Renato Guttuso e Ezio Pagano

Non avere l’idea di cosa sia un museo

Era il luglio del 1982, quando il perdurare della mala gestione del Museo Guttuso di Bagheria vide mobilitare alcuni amici di Guttuso, tra i quali il prof. Franco Lo Piparo, dell’Università di Palermo, nel tentativo di trasformare la donazione per il Museo civico in una fondazione; anche per sottrarla all’incuria della gestione comunale e renderla efficiente e funzionante. Quarant’anni dopo non si può dire che le cose siano cambiate in meglio.

Non mi piace tergiversare quando si può essere chiari in modo diretto senza dover spaccare il pelo in quattro. 
Questa riflessione ha come occhiello una frase che lamenta la cattiva gestione del museo di Bagheria, per non essere tacciato come l’unico che non ne condivide la gestione.  

A questo proposito mi chiedo: chi è stato l’esperto che ha deciso di frammentare il finanziamento della civica Galleria, realizzando tanti micro eventi locali al posto di un evento culturale di grande respiro, ad esempio una mostra di interesse nazionale.

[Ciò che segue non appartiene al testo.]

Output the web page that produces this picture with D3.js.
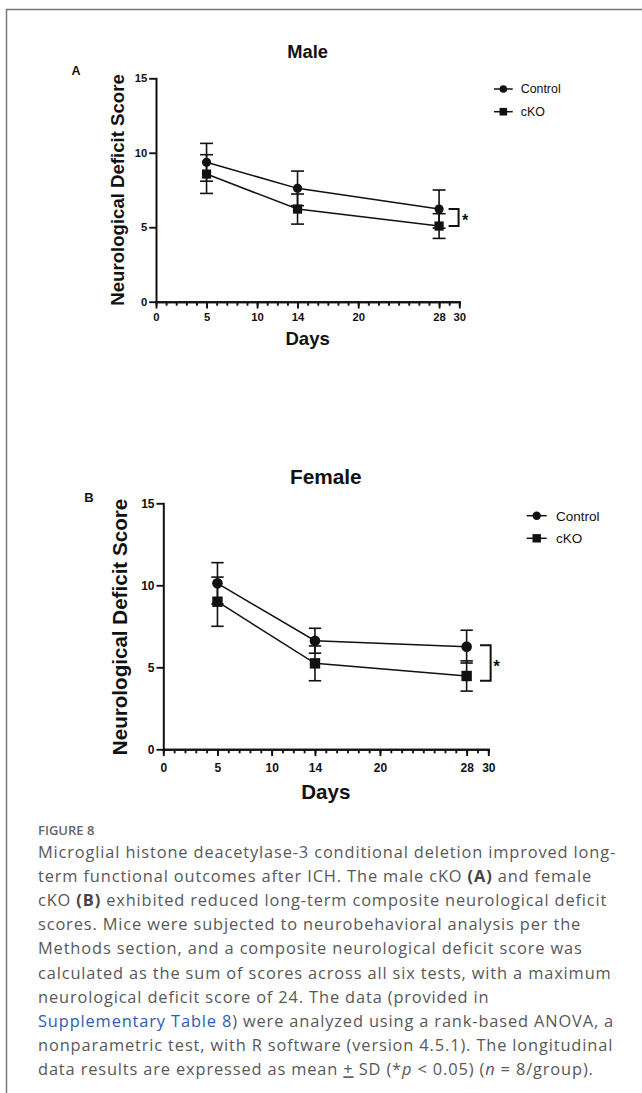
<!DOCTYPE html>
<html>
<head>
<meta charset="utf-8">
<script src="https://cdn.jsdelivr.net/npm/d3@7"></script>
<style>
  body { margin: 0; background: #fff; }
  svg { display: block; }
  .chart text { font-family: "Liberation Sans", Arial, sans-serif; font-weight: bold; fill: #111; }
  .caption { font-family: "Open Sans", "Noto Sans", sans-serif; fill: #585858; }
</style>
</head>
<body>
<script>
// ---- data ----
var days = [5, 14, 28];
var xMajorTicks = [0, 5, 10, 14, 20, 28, 30];
var xMinorTicks = d3.range(0, 31);
var yTicks = [0, 5, 10, 15];

var maleControl   = [9.36, 7.61, 6.22];
var maleControlSD = [1.27, 1.16, 1.28];
var maleCKO       = [8.57, 6.22, 5.08];
var maleCKOSD     = [1.30, 1.01, 0.83];
var maleBracket   = [6.22, 5.08];

var femaleControl   = [10.12, 6.62, 6.26];
var femaleControlSD = [1.26, 0.76, 1.00];
var femaleCKO       = [9.00, 5.24, 4.47];
var femaleCKOSD     = [1.50, 1.06, 0.92];
var femaleBracket   = [6.34, 4.18];

var seriesNames = ["Control", "cKO"];

var captionLines = [
  "Microglial histone deacetylase-3 conditional deletion improved long-",
  "term functional outcomes after ICH. The male cKO |(A)| and female",
  "cKO |(B)| exhibited reduced long-term composite neurological deficit",
  "scores. Mice were subjected to neurobehavioral analysis per the",
  "Methods section, and a composite neurological deficit score was",
  "calculated as the sum of scores across all six tests, with a maximum",
  "neurological deficit score of 24. The data (provided in",
  "~Supplementary Table 8~) were analyzed using a rank-based ANOVA, a",
  "nonparametric test, with R software (version 4.5.1). The longitudinal",
  "data results are expressed as mean _+_ SD (*/p/ < 0.05) (/n/ = 8/group)."
];

var W = 642, H = 1093;

var svg = d3.select("body").append("svg")
    .attr("width", W)
    .attr("height", H);

svg.append("rect").attr("width", W).attr("height", H).attr("fill", "#fff");

// frame of the page (top and left edges only)
svg.append("path")
    .attr("d", "M6.5," + H + "V9.5H" + W)
    .attr("fill", "none")
    .attr("stroke", "#777")
    .attr("stroke-width", 1.5);

var panels = [
  { letter: "A", title: "Male", control: maleControl, controlSD: maleControlSD,
    cko: maleCKO, ckoSD: maleCKOSD, bracket: maleBracket,
    x0: 156, x1: 459.3, yBottom: 301.7, yTop: 78.3,
    titleY: 57.5, letterX: 76, letterY: 75, letterSize: 12.5,
    ylabX: 124, ylabY: 190, labSize: 18.6, titleSize: 18.3,
    daysY: 345, tickSize: 11.3, tickLabY: 20.5, r: 4.6, sq: 9.2, cap: 6.5,
    brX0: 9.5, brX1: 19.5, starDX: 26, starDY: 8,
    legX0: 494, legX1: 512.7, legY: [89, 111.7], legTextX: 520.7, legSize: 12.4, legR: 3.8, legSq: 7.6 },
  { letter: "B", title: "Female", control: femaleControl, controlSD: femaleControlSD,
    cko: femaleCKO, ckoSD: femaleCKOSD, bracket: femaleBracket,
    x0: 163.3, x1: 488.3, yBottom: 749.3, yTop: 503.3,
    titleY: 483.5, letterX: 89, letterY: 501.7, letterSize: 13,
    ylabX: 127, ylabY: 627, labSize: 20.6, titleSize: 20.8,
    daysY: 798.5, tickSize: 12, tickLabY: 23.5, r: 5.3, sq: 10.4, cap: 6.2,
    brX0: 13.4, brX1: 24, starDX: 30, starDY: 9,
    legX0: 526.7, legX1: 546.7, legY: [515.7, 538.3], legTextX: 556, legSize: 13.5, legR: 4.2, legSq: 8.4 }
];

panels.forEach(drawPanel);

function drawPanel(p) {
  var g = svg.append("g").attr("class", "chart");

  var x = d3.scaleLinear().domain([0, 30]).range([p.x0, p.x1]);
  var y = d3.scaleLinear().domain([0, 15]).range([p.yBottom, p.yTop]);

  // title and panel letter
  g.append("text")
      .attr("x", (p.x0 + p.x1) / 2).attr("y", p.titleY)
      .attr("text-anchor", "middle")
      .style("font-size", p.titleSize + "px")
      .text(p.title);
  g.append("text")
      .attr("x", p.letterX).attr("y", p.letterY)
      .attr("text-anchor", "middle")
      .style("font-size", p.letterSize + "px")
      .text(p.letter);

  // x axis: minor ticks every day, major ticks labelled
  var xMinor = g.append("g")
      .attr("transform", "translate(0," + p.yBottom + ")")
      .call(d3.axisBottom(x).tickValues(xMinorTicks).tickSize(4).tickSizeOuter(0).tickFormat(""));
  var xMajor = g.append("g")
      .attr("transform", "translate(0," + p.yBottom + ")")
      .call(d3.axisBottom(x).tickValues(xMajorTicks).tickSize(6.8).tickSizeOuter(0).tickPadding(p.tickLabY - 6.8 - 9));
  var yAxis = g.append("g")
      .attr("transform", "translate(" + p.x0 + ",0)")
      .call(d3.axisLeft(y).tickValues(yTicks).tickSize(6.8).tickSizeOuter(0).tickPadding(2));

  [xMinor, xMajor, yAxis].forEach(function(a) {
    a.select(".domain").attr("stroke", "#111").attr("stroke-width", 2).attr("stroke-linecap", "square");
    a.selectAll(".tick line").attr("stroke", "#111").attr("stroke-width", 1.9);
    a.selectAll(".tick text")
        .attr("fill", "#111")
        .style("font-family", '"Liberation Sans", Arial, sans-serif')
        .style("font-weight", "bold")
        .style("font-size", p.tickSize + "px");
  });

  // axis titles
  g.append("text")
      .attr("transform", "translate(" + p.ylabX + "," + p.ylabY + ") rotate(-90)")
      .attr("text-anchor", "middle")
      .style("font-size", p.labSize + "px")
      .text("Neurological Deficit Score");
  g.append("text")
      .attr("x", (p.x0 + p.x1) / 2).attr("y", p.daysY)
      .attr("text-anchor", "middle")
      .style("font-size", p.labSize + "px")
      .text("Days");

  var series = [
    { mean: p.control, sd: p.controlSD, shape: "circle" },
    { mean: p.cko, sd: p.ckoSD, shape: "square" }
  ];

  var line = d3.line()
      .x(function(d) { return x(d.day); })
      .y(function(d) { return y(d.v); });

  series.forEach(function(s) {
    var pts = days.map(function(d, i) { return { day: d, v: s.mean[i], sd: s.sd[i] }; });

    g.append("path")
        .datum(pts)
        .attr("d", line)
        .attr("fill", "none")
        .attr("stroke", "#111")
        .attr("stroke-width", 1.5);

    // error bars (mean +/- SD)
    var eb = g.append("g").selectAll("g").data(pts).enter().append("g")
        .attr("stroke", "#111").attr("stroke-width", 1.6);
    eb.append("line")
        .attr("x1", function(d) { return x(d.day); })
        .attr("x2", function(d) { return x(d.day); })
        .attr("y1", function(d) { return y(d.v + d.sd); })
        .attr("y2", function(d) { return y(d.v - d.sd); });
    [1, -1].forEach(function(sign) {
      eb.append("line")
          .attr("x1", function(d) { return x(d.day) - p.cap; })
          .attr("x2", function(d) { return x(d.day) + p.cap; })
          .attr("y1", function(d) { return y(d.v + sign * d.sd); })
          .attr("y2", function(d) { return y(d.v + sign * d.sd); });
    });
  });

  // markers on top
  series.forEach(function(s) {
    days.forEach(function(d, i) {
      drawMarker(g, s.shape, x(d), y(s.mean[i]), s.shape === "circle" ? p.r : p.sq);
    });
  });

  // significance bracket
  var bx = x(days[days.length - 1]);
  var b0 = y(p.bracket[0]), b1 = y(p.bracket[1]);
  g.append("path")
      .attr("d", "M" + (bx + p.brX0) + "," + b0 + "H" + (bx + p.brX1) + "V" + b1 + "H" + (bx + p.brX0))
      .attr("fill", "none")
      .attr("stroke", "#111")
      .attr("stroke-width", 2);
  g.append("text")
      .attr("x", bx + p.starDX).attr("y", (b0 + b1) / 2 + p.starDY)
      .attr("text-anchor", "middle")
      .style("font-size", (p.tickSize + 5) + "px")
      .text("*");

  // legend
  seriesNames.forEach(function(name, i) {
    var ly = p.legY[i];
    g.append("line")
        .attr("x1", p.legX0).attr("x2", p.legX1)
        .attr("y1", ly).attr("y2", ly)
        .attr("stroke", "#111").attr("stroke-width", 1.5);
    drawMarker(g, series[i].shape, (p.legX0 + p.legX1) / 2, ly, i === 0 ? p.legR : p.legSq);
    g.append("text")
        .attr("x", p.legTextX).attr("y", ly + p.legSize * 0.36)
        .style("font-weight", "normal")
        .style("font-size", p.legSize + "px")
        .text(name);
  });
}

function drawMarker(g, shape, cx, cy, size) {
  if (shape === "circle") {
    g.append("circle").attr("cx", cx).attr("cy", cy).attr("r", size).attr("fill", "#111");
  } else {
    g.append("rect")
        .attr("x", cx - size / 2).attr("y", cy - size / 2)
        .attr("width", size).attr("height", size)
        .attr("fill", "#111");
  }
}

// ---- caption ----
var cap = svg.append("g").attr("class", "caption");
cap.append("text")
    .attr("x", 38).attr("y", 835)
    .style("font-size", "13px")
    .style("font-weight", "600")
    .style("fill", "#666")
    .text("FIGURE 8");

captionLines.forEach(function(str, i) {
  var t = cap.append("text")
      .attr("x", 38).attr("y", 857.5 + i * 24.2)
      .style("font-size", "16.4px")
      .style("letter-spacing", "0.86px");
  // markers: |bold|  ~link~  /italic/  _underline_
  var parts = str.split(/(\|[^|]+\||~[^~]+~|\/[a-z]\/|_[^_]+_)/);
  parts.forEach(function(s) {
    if (!s) return;
    var ts = t.append("tspan");
    if (s[0] === "|") ts.style("font-weight", "bold").style("fill", "#444").text(s.slice(1, -1));
    else if (s[0] === "~") ts.style("fill", "#2a5db0").text(s.slice(1, -1));
    else if (s[0] === "/" && s.length === 3) ts.style("font-style", "italic").text(s.slice(1, -1));
    else if (s[0] === "_") ts.style("text-decoration", "underline").text(s.slice(1, -1));
    else ts.text(s);
  });
});
</script>
</body>
</html>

Dobbiamo per forza lasciare che questi termini: nazionale, internazionale, europeo, eccetera, vengano abusati solo dal politico di turno per millantare prodezze inesistenti del museo. Non sono bastate le feroci critiche sul precedente finanziamento milionario, dove anche in quel caso non c’è stato un nuovo evento culturale da fruire? È veramente difficile cambiare rotta abbandonando il metodo della quantità in favore della qualità? Ci vuole molto a capire che la cultura si fa con la qualità e non con la quantità, che se va bene è valida solo come metodo clientelare? Dobbiamo continuare ad assistere ad un museo dal nome altisonante, come quello di Guttuso, con attività organizzate alla maniera di un dopolavoro ferroviario?

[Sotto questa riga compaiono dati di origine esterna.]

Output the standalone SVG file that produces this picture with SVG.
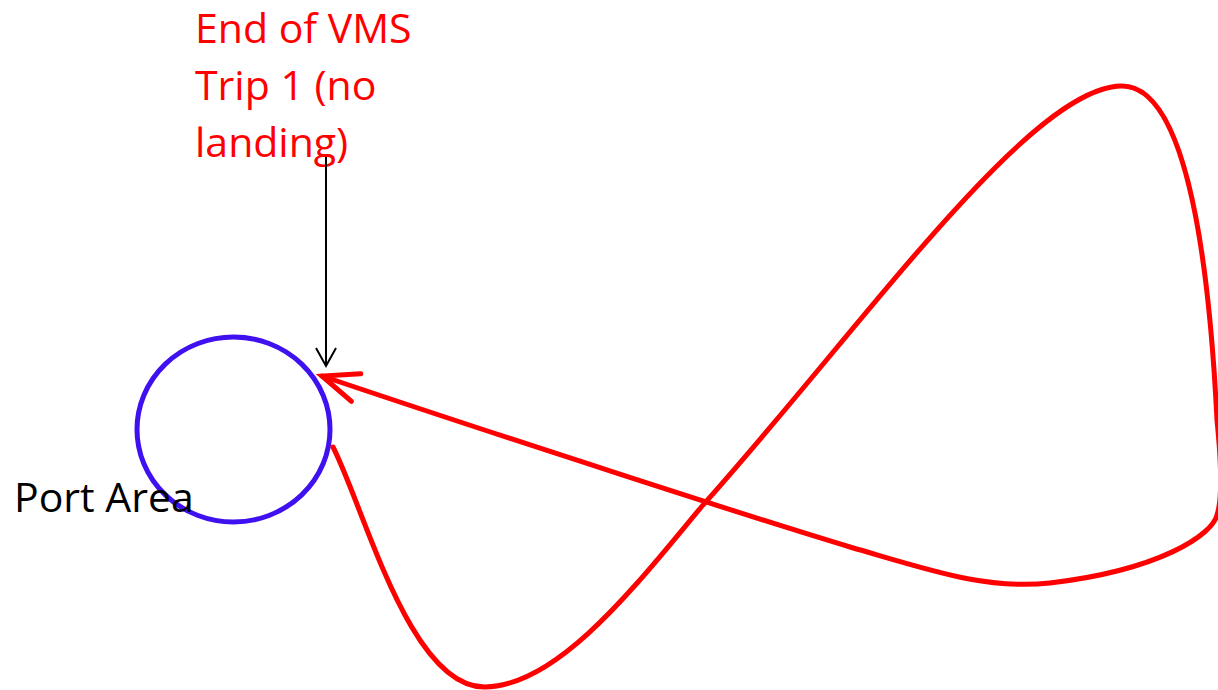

In virtù di questi fatti al “Museo Guttuso” non si può che persistere nella critica negativa che lascia l’amaro in bocca, ancor più se si pensa ai tanti intellettuali affetti da presbiopia che non vedono il grosso macigno che incombe sulle nuove generazioni. La soluzione sta nella governance del “Museo Guttuso”, assente da troppo tempo, com’è assente il buon senso degli amministratori che predicano bene e razzolano male.

Dunque, per il buon nome di Guttuso è auspicabile la chiusura del museo, nelle more che la barca possa avere un timoniere capace di metterla al riparo, a meno che, non vogliamo riconoscere che nel 1911 don Gioacchino, padre di Renato, fu un profeta quando alla nascita del figlio disse che Bagheria non era degna di averlo come suo cittadino, andandolo a registrare per protesta all’anagrafe di Palermo.